--- Code that draws figures ---
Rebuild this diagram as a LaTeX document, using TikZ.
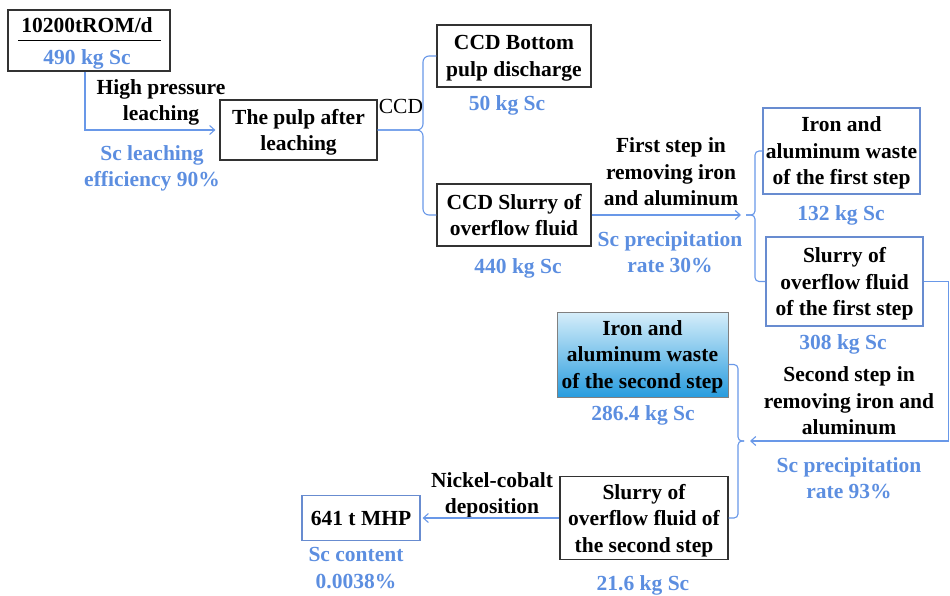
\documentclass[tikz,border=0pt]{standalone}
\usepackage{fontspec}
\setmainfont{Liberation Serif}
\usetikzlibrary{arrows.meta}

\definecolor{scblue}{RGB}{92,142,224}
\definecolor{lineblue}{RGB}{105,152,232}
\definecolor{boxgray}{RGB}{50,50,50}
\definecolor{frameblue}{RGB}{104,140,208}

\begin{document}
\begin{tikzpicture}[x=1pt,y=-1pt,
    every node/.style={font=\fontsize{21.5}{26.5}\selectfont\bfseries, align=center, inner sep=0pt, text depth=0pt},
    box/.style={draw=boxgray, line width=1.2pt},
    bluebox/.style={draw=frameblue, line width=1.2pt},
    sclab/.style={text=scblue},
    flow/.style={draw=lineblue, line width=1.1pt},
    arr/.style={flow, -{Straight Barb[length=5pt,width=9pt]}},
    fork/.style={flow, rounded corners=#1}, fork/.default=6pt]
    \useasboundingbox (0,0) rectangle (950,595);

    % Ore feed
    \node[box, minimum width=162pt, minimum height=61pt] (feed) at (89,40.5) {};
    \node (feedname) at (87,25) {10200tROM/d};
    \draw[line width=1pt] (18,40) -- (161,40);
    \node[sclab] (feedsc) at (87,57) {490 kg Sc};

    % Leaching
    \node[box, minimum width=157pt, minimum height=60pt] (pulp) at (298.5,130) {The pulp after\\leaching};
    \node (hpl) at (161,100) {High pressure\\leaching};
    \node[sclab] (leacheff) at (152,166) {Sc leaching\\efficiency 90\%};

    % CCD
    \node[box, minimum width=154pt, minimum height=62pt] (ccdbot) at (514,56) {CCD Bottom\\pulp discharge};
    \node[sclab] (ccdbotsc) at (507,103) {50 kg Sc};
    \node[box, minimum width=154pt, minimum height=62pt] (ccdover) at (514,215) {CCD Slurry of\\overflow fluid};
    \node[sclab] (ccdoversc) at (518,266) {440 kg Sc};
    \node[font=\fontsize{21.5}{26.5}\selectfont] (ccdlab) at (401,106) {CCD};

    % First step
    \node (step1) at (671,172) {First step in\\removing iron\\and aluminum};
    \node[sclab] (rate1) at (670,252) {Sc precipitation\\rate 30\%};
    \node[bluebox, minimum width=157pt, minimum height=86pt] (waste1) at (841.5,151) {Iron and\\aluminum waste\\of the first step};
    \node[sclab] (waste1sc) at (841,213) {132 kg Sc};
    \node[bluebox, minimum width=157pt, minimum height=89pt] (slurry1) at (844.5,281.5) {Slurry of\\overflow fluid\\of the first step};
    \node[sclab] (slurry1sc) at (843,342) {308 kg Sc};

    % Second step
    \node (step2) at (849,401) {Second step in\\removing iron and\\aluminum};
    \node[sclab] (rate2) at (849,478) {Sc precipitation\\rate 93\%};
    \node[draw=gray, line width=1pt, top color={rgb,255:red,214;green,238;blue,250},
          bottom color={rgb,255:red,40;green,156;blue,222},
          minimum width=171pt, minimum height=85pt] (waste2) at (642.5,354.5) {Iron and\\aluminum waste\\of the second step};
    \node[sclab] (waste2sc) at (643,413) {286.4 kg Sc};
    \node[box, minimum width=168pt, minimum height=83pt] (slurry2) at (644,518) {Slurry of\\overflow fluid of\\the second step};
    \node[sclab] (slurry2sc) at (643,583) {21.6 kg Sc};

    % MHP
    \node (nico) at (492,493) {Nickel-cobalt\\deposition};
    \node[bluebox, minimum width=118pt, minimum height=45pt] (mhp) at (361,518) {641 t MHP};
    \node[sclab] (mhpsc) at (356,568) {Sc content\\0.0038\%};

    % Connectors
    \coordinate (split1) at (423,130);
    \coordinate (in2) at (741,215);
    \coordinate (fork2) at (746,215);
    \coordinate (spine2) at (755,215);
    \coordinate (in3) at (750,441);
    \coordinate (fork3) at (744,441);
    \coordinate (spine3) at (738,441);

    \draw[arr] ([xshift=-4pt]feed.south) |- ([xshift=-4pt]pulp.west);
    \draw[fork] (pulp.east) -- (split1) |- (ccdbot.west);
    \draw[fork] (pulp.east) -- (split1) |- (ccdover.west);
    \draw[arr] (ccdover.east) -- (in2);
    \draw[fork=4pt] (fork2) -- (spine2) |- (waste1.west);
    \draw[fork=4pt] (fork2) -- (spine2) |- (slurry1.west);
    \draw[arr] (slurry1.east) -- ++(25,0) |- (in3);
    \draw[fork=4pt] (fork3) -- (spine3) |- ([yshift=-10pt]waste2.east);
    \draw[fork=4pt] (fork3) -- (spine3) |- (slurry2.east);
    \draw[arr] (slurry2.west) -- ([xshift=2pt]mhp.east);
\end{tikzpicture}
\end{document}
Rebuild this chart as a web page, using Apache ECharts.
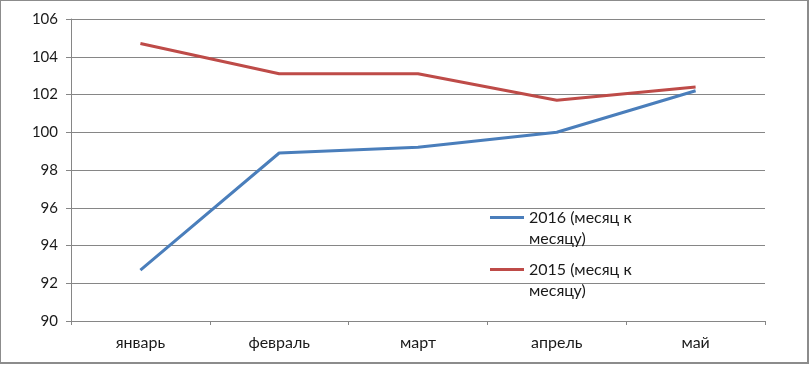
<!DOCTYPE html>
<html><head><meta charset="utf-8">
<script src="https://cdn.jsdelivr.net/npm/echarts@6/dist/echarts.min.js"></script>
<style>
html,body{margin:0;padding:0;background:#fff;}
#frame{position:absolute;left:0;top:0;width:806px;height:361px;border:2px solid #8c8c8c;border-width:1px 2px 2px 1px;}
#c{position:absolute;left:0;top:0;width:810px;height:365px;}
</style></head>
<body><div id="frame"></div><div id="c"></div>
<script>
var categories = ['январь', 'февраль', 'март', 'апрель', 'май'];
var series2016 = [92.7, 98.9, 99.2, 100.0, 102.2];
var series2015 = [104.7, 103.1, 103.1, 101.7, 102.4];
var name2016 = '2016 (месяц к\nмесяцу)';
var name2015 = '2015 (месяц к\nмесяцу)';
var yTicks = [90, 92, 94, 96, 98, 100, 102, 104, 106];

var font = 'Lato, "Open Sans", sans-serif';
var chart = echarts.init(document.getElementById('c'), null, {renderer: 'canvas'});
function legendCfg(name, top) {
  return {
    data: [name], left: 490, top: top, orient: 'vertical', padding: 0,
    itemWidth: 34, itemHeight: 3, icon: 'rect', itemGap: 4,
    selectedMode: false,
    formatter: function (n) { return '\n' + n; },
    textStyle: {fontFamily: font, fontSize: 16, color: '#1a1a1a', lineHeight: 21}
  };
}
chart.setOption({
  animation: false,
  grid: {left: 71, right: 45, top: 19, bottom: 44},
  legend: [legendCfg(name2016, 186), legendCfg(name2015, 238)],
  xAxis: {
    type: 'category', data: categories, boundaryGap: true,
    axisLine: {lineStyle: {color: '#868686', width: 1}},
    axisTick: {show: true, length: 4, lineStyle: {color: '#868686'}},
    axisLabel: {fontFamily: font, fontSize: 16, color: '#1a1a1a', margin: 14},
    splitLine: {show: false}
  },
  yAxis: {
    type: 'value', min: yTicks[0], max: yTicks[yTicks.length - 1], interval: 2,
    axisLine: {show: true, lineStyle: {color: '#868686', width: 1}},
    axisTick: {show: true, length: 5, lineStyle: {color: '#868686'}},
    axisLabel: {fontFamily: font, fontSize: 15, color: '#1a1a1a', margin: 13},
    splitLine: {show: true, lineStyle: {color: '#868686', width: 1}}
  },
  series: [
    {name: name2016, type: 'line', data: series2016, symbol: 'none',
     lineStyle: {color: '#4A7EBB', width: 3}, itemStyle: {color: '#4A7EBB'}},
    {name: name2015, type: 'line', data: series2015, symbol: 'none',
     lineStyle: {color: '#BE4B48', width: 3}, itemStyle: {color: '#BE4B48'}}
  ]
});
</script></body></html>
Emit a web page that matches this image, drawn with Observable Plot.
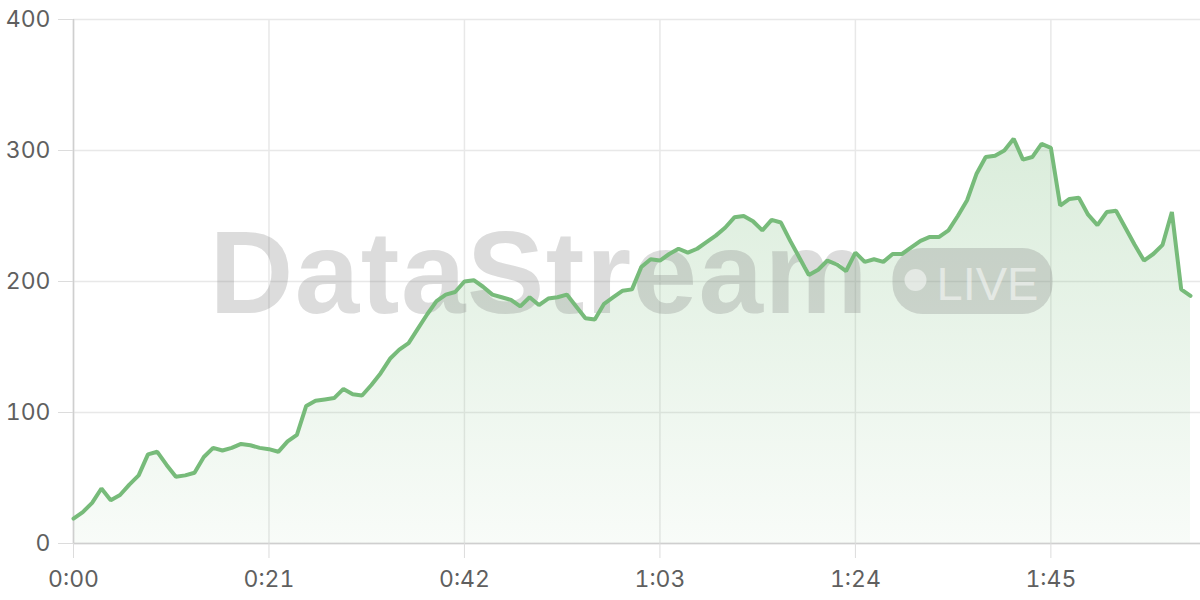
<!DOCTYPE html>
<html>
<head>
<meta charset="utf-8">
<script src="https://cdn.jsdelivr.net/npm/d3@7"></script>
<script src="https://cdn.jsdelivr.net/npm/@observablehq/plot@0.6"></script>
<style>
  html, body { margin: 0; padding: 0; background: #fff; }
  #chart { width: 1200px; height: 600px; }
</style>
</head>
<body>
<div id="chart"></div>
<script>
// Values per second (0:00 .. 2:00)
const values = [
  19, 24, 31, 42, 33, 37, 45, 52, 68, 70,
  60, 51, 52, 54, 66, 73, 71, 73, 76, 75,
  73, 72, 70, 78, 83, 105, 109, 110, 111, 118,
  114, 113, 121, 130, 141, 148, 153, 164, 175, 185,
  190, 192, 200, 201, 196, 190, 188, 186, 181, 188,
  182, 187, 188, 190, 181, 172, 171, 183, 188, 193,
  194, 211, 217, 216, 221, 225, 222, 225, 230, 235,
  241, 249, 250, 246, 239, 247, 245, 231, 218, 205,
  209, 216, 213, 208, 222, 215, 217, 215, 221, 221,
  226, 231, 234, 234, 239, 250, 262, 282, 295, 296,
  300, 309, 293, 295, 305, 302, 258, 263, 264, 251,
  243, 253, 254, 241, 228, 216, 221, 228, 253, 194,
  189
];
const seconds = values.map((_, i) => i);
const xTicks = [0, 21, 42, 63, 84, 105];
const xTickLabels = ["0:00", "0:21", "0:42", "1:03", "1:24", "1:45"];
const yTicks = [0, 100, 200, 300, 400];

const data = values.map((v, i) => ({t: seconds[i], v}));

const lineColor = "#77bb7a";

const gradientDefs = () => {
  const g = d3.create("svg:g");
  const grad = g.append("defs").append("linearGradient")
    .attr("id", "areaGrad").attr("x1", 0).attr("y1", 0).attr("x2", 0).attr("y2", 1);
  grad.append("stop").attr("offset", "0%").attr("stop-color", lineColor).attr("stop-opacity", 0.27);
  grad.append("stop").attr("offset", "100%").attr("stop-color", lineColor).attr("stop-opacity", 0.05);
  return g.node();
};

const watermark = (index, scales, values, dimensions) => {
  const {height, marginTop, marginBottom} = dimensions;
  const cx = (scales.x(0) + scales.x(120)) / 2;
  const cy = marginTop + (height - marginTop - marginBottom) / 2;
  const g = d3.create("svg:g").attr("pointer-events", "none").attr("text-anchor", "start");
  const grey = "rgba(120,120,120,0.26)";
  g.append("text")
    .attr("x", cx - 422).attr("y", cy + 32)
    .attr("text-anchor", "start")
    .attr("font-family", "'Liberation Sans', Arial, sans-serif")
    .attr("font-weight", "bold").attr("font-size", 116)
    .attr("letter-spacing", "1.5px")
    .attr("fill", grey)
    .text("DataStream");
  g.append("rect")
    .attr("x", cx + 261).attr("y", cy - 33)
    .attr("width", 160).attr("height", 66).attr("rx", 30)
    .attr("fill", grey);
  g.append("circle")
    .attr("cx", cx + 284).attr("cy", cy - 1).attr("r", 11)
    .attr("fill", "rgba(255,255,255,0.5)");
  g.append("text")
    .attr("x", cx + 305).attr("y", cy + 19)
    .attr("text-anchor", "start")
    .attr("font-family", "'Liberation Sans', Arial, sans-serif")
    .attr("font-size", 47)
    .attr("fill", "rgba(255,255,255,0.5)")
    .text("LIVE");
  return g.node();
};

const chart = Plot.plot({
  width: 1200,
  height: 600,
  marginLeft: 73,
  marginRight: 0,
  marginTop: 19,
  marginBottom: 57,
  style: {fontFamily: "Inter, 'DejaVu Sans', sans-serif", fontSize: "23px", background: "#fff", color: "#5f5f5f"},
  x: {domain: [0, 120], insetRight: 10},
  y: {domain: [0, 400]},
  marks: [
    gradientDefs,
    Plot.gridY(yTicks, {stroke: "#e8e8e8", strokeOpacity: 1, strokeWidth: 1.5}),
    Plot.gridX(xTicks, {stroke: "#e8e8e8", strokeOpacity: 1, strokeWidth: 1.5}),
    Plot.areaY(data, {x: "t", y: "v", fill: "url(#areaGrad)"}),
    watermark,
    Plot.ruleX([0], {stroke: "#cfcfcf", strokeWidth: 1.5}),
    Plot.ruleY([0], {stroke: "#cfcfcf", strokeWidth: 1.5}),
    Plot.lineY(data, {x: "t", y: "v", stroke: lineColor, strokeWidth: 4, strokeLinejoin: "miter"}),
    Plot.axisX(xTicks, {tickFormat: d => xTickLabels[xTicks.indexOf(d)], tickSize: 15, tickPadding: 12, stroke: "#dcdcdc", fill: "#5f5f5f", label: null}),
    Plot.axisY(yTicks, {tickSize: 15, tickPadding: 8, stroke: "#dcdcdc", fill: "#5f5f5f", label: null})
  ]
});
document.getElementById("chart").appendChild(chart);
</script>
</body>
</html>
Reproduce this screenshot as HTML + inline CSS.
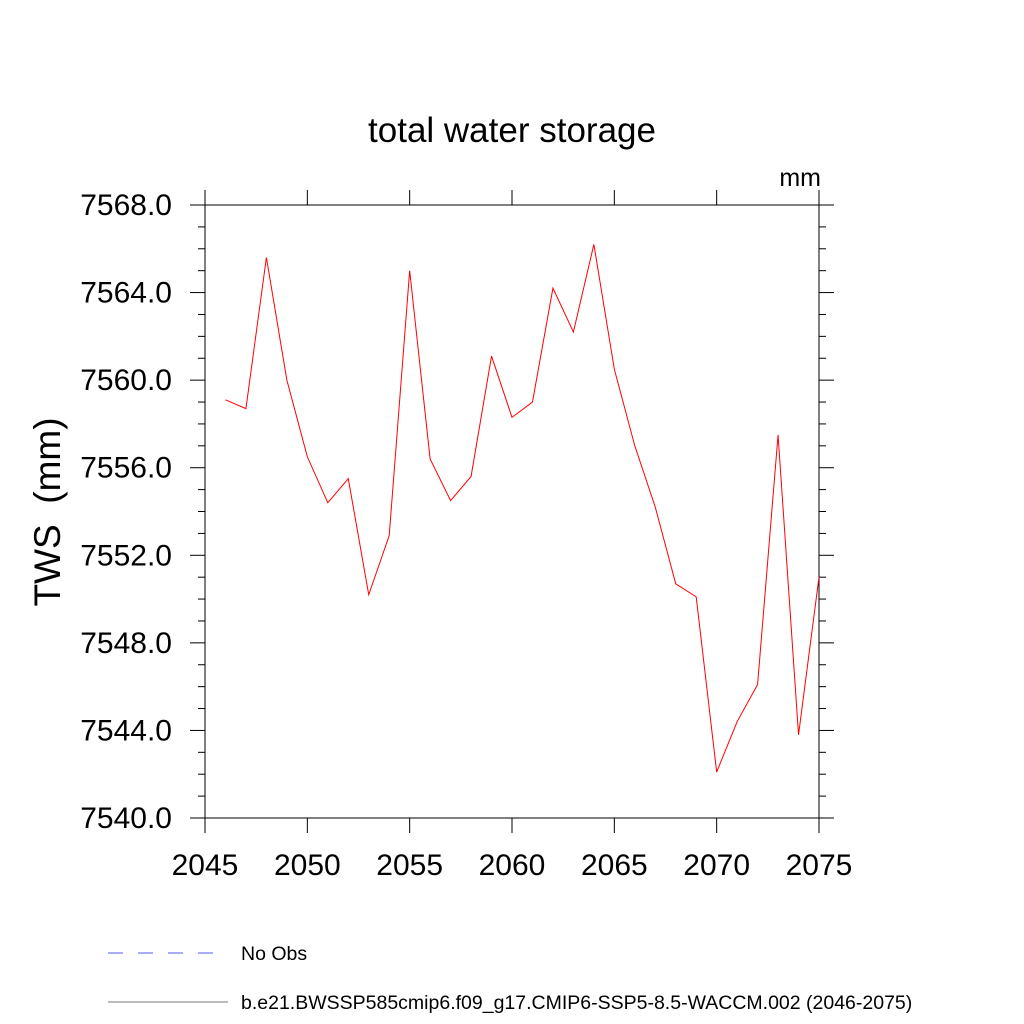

--- AIM OF THE TASK ---
Every line from the one containing "Rebuild this chart" through the one containing "102, 104, 106];" should be quoted exactly, and no other lines; keep pictures out of the copy.

--- ANSWER TO THE EXERCISE ---
Rebuild this chart as a web page, using Apache ECharts.
<!DOCTYPE html>
<html><head><meta charset="utf-8">
<script src="https://cdn.jsdelivr.net/npm/echarts@6/dist/echarts.min.js"></script>
<style>
html,body{margin:0;padding:0;background:#fff;}
#frame{position:absolute;left:0;top:0;width:806px;height:361px;border:2px solid #8c8c8c;border-width:1px 2px 2px 1px;}
#c{position:absolute;left:0;top:0;width:810px;height:365px;}
</style></head>
<body><div id="frame"></div><div id="c"></div>
<script>
var categories = ['январь', 'февраль', 'март', 'апрель', 'май'];
var series2016 = [92.7, 98.9, 99.2, 100.0, 102.2];
var series2015 = [104.7, 103.1, 103.1, 101.7, 102.4];
var name2016 = '2016 (месяц к\nмесяцу)';
var name2015 = '2015 (месяц к\nмесяцу)';
var yTicks = [90, 92, 94, 96, 98, 100, 102, 104, 106];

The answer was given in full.